Não lhe faltam argumentos: “os livros que são caros são meus aparentemente. É que há um grande investimento por parte do artista, mas ele recebe 10 porcento do preço de capa. Se um livro custar 100 meticais, ele recebe 10. Numa tiragem de 3.000 exemplares a vender por 100 meticais resultam 300 mil, mas ele só recebe 30 mil”.

Relançamento da esperança

Enfim, Eduardo White relança a esperança na juventude – os futuros dirigentes do país, mais escolarizados – que por causa do elevado grau intelectual que possuirão irão dar mais importância ao desporto, à literatura, à juventude, às livrarias, às bibliotecas, aos arquivos. É que, no seu entender, “os dirigentes actuais estão preocupados com outras coisas, o que é mau”.

O escritor recorda-nos de que, por exemplo, no país, “há gente que escreve ou que diz que escreve. O Presidente da República é poeta e membro da Associação dos Escritores Moçambicanos. O mesmo acontece com personalidades como o Marcelino dos Santos e o Sérgio Vieira. Mas essa gente está no poder e não faz nada. Está preocupada com as patentes, com o poder e com os carros”.

Factos & Curiosidades

• O poeta Rui Nogar foi o primeiro escritor, na história do nosso país, a exercer as funções de secretário-geral da AEMO.

• Mia Couto e Paulina Chiziane – com as obras Um Rio Chamado Tempo, Uma Casa Chamada Terra e Niketche, Estórias de Poligamia, respectivamente – foram os primeiros escritores moçambicanos laureados com o prémio José Craveirinha, instituído em 2003.

• Raul Alves Calane da Silva, com o livro Gotas de Sol a Manifestação da Palavra, tornou-se o precursor no tocante aos escritores moçambicanos laureados com o Prémio 10 de Novembro, instituído em 2005.
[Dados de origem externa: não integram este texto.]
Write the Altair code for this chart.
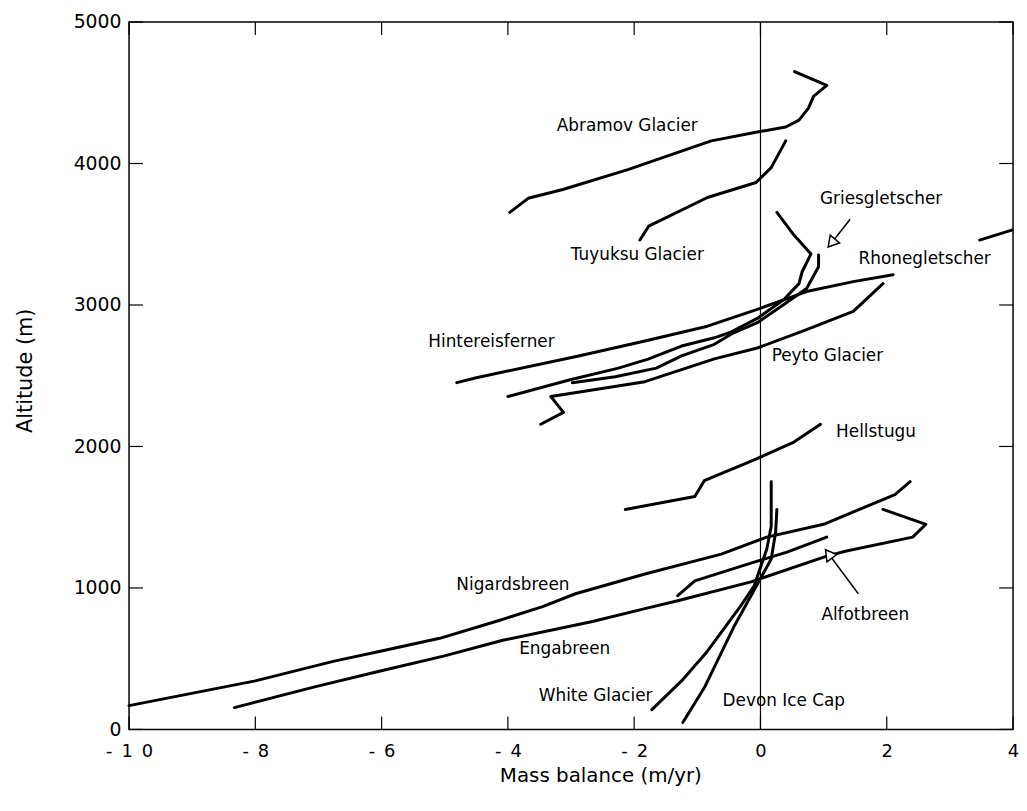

• Oásis, Charrua – que também é nome de uma geração –, Forja e Lua Nova foram as principais revistas literárias publicadas pela AEMO. As três primeiras vigoraram por um período de quatro, três e dois anos, respectivamente. Todas nos finais dos anos 90.

• Em 30 anos de existência, a Associação dos Escritores Moçambicanos não possui nenhuma página na Internet como, por exemplo, um blog em funcionamento.